Zdaniem ekspertki, w 2025 r. miała miejsce stabilizacja cen i systematyczny powrot popytu, a wpływ na to miało kilka czynników.

„Po pierwsze, w połowie roku okazało się, że zapowiadany program rządowy wspierający zakupy mieszkań nie zostanie wprowadzony. W efekcie osoby, które czekały na jego wdrożenie i miały środki finansowe, wróciły na rynek. W międzyczasie deweloperzy wprowadzali nowe projekty, co pozwoliło na odbudowę oferty. Po drugie, rozpoczął się cykl obniżek stóp procentowych, co jest pozytywne zarówno dla klientów, jak i deweloperów. Po trzecie, ustawa o jawności cen zwiększyła transparentność rynku i poprawiła pozycję kupujących” – oceniła.

„Jednak nabywcy, którzy liczyli na duże, powszechne obniżki cen, muszą zmierzyć się z rzeczywistością – są one coraz mniej prawdopodobne. Warto jednak przyjrzeć się szerokiej ofercie, szczególnie pod koniec roku, gdy deweloperzy zamykają bilanse i oferują liczne promocje. Jest szansa na +upolowanie+ dobrej okazji” – dodała.

Jak podano, na rynek wracają nabywcy ze średniego segmentu cenowego, co zadziała stabilizująco na popyt.

„Są to w dużej mierze klienci kupujący mieszkania na kredyt. Wskazują na to dane NBP, zgodnie z którymi spadek środków własnych wykorzystywanych przy zakupie mieszkania widać było już od połowy 2024 r. Zwiększa się także liczba wniosków kredytowych notowanych w BIK” – podano w komentarzu CBRE.

Najlepiej spośród wszystkich rynków, pod względem sprzedaży, ma się Warszawa. CBRE podało, że w tym mieście popyt już się obudził i rynek jest najbardziej zbliżony do równowagi, oferta stopniowo rośnie, ceny, pomimo wahań wskaźników związanych z ustawą o jawności cen, wydają się stabilizować, a popyt wzrósł w ostatnich miesiącach roku.

„Nie ma jednak potencjału do skokowych zmian, bodźców, które zmusiłyby nabywców do szybkiej ucieczki w aktywa lub skorzystania z wyjątkowej okazji. Blisko stanu równowagi znajduje się także Gdańsk. W innych dużych miastach jesteśmy nadal bliżej przewagi podaży nad popytem, choć jedynie w Łodzi i Katowicach nadpodaż jest znacząca” – dodano.

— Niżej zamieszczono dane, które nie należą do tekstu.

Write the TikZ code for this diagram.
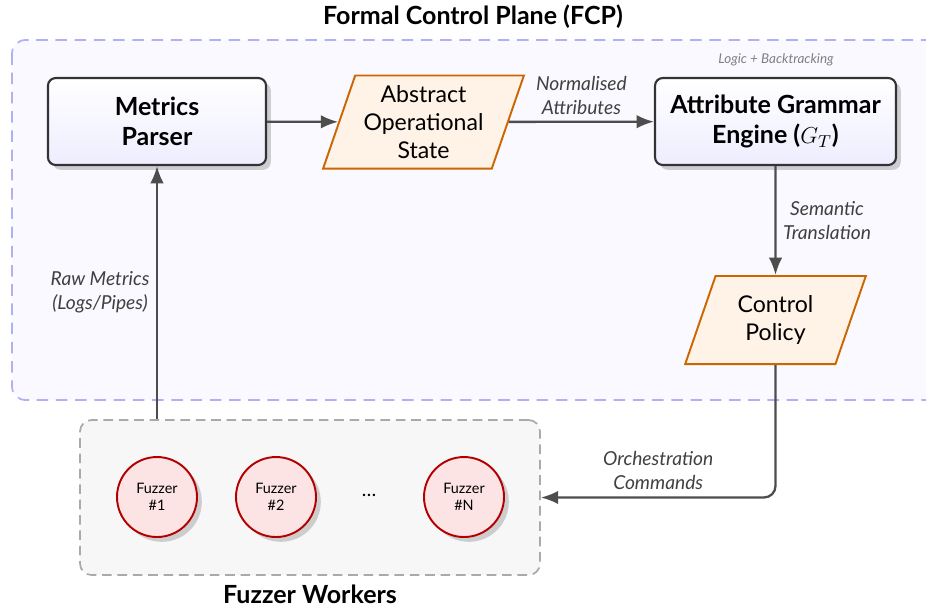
\documentclass[tikz,border=0pt]{standalone}
\usepackage{fontspec}
\setmainfont{Lato}
\usetikzlibrary{shapes.geometric,shadows,arrows.meta}

\definecolor{planefill}{RGB}{249,249,255}
\definecolor{planeline}{RGB}{176,176,245}
\definecolor{workfill}{RGB}{247,247,247}
\definecolor{workline}{RGB}{170,170,170}
\definecolor{statefill}{RGB}{255,242,230}
\definecolor{stateline}{RGB}{204,102,0}
\definecolor{fuzzfill}{RGB}{253,228,228}
\definecolor{fuzzline}{RGB}{178,0,0}
\definecolor{flowgray}{RGB}{77,77,77}

\tikzset{
  block/.style={draw=black!80, line width=1.1pt, rounded corners=4pt,
    top color=white, bottom color=blue!7,
    drop shadow={shadow xshift=2.5pt, shadow yshift=-2.5pt, opacity=0.35},
    align=center, font=\bfseries\fontsize{13}{15.5}\selectfont},
  datastate/.style={trapezium, trapezium left angle=70, trapezium right angle=110,
    trapezium stretches=true, draw=stateline, fill=statefill, line width=1pt,
    align=center, font=\fontsize{12}{14.5}\selectfont},
  fuzzer/.style={circle, draw=fuzzline, fill=fuzzfill, line width=1pt,
    minimum size=41.6pt, inner sep=0pt, align=center,
    drop shadow={shadow xshift=2.5pt, shadow yshift=-2.5pt, opacity=0.35},
    font=\fontsize{7.5}{8.8}\selectfont},
  flow/.style={draw=flowgray, line width=1.2pt, -{Latex[length=9pt,width=7pt]}},
  lbl/.style={text=black!75, align=center, font=\itshape\fontsize{10}{12.5}\selectfont},
}

\begin{document}
\begin{tikzpicture}[x=0.52pt, y=-0.52pt]
  \useasboundingbox (0,0) rectangle (926,610);

  % Planes
  \draw[planeline, fill=planefill, dashed, line width=0.9pt, dash pattern=on 6pt off 4pt,
    rounded corners=7pt] (12,40) rectangle (945,400);
  \node[font=\bfseries\fontsize{13}{15}\selectfont] (fcp) at (473,17) {Formal Control Plane (FCP)};

  \node[draw=workline, fill=workfill, dashed, line width=0.9pt, dash pattern=on 5pt off 3pt,
    rounded corners=6pt, minimum width=239.2pt, minimum height=80.6pt] (workers) at (310,497.5) {};
  \node[font=\bfseries\fontsize{13}{15}\selectfont] (wlabel) at (310,594) {Fuzzer Workers};

  % Blocks
  \node[block, minimum width=113.4pt, minimum height=45.2pt] (parser) at (157,121.5) {Metrics\\Parser};
  \node[datastate, minimum width=104.5pt, minimum height=48.4pt] (state) at (423.5,122) {Abstract\\Operational\\State};
  \node[block, minimum width=125.3pt, minimum height=45.2pt] (engine) at (775.5,121.5) {Attribute Grammar\\Engine ($G_T$)};
  \node[text=black!50, font=\itshape\fontsize{7}{8}\selectfont] (note) at (776,60) {Logic + Backtracking};
  \node[datastate, minimum width=94.1pt, minimum height=45.8pt] (policy) at (775.5,320) {Control\\Policy};

  % Fuzzers
  \node[fuzzer] (f1) at (157,497) {Fuzzer\\\#1};
  \node[fuzzer] (f2) at (276,497) {Fuzzer\\\#2};
  \node (dots) at (369,495) {\ldots};
  \node[fuzzer] (fn) at (464,497) {Fuzzer\\\#N};

  % Flows
  \draw[flow] (parser) -- (state);
  \draw[flow] (state) -- node[above, lbl] {Normalised\\Attributes} (engine);
  \draw[flow] (engine) -- node[right, lbl] {Semantic\\Translation} (policy);
  \draw[flow, rounded corners=6pt] (policy.south) |- node[pos=0.75, above, lbl] {Orchestration\\Commands} (workers.east);
  \draw[flow] (workers.north -| parser) -- node[left, lbl] {Raw Metrics\\(Logs/Pipes)} (parser);
\end{tikzpicture}
\end{document}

Mikulska uważa, że w nadchodzących miesiącach deweloperzy na rynku mieszkaniowym będą musieli zmierzyć się z wyzwaniami, które mogą wpłynąć zarówno na podaż, jak i ceny nieruchomości.

„Jednym z nich jest reforma planistyczna wdrażana przez gminy, obejmująca plany ogólne. Gminy mają czas na uchwalenie planów ogólnych do 30 czerwca 2026, przy czym dla większości z nich jest to nieosiągalne. Jest wysoce prawdopodobne, że termin zostanie wydłużony o kolejne dwa miesiące. Jeśli planów ogólnych nie będzie na czas i jeśli nie pojawią się dodatkowe rozwiązania prawne, może to znacząco utrudnić uzyskiwanie pozwoleń na budowę. Ten element niepewności dotyczy całej nowej podaży. Mimo to spodziewamy się jedynie ewentualnego zwolnienia tempa pojawiania się nowych inwestycji, a nie ich zupełnego zatrzymania” – powiedziała.

Kolejnym czynnikiem – jak dodała – jest ustawa schronowa, która może podnieść ceny nieruchomości o nawet kilkaset złotych za metr kwadratowy.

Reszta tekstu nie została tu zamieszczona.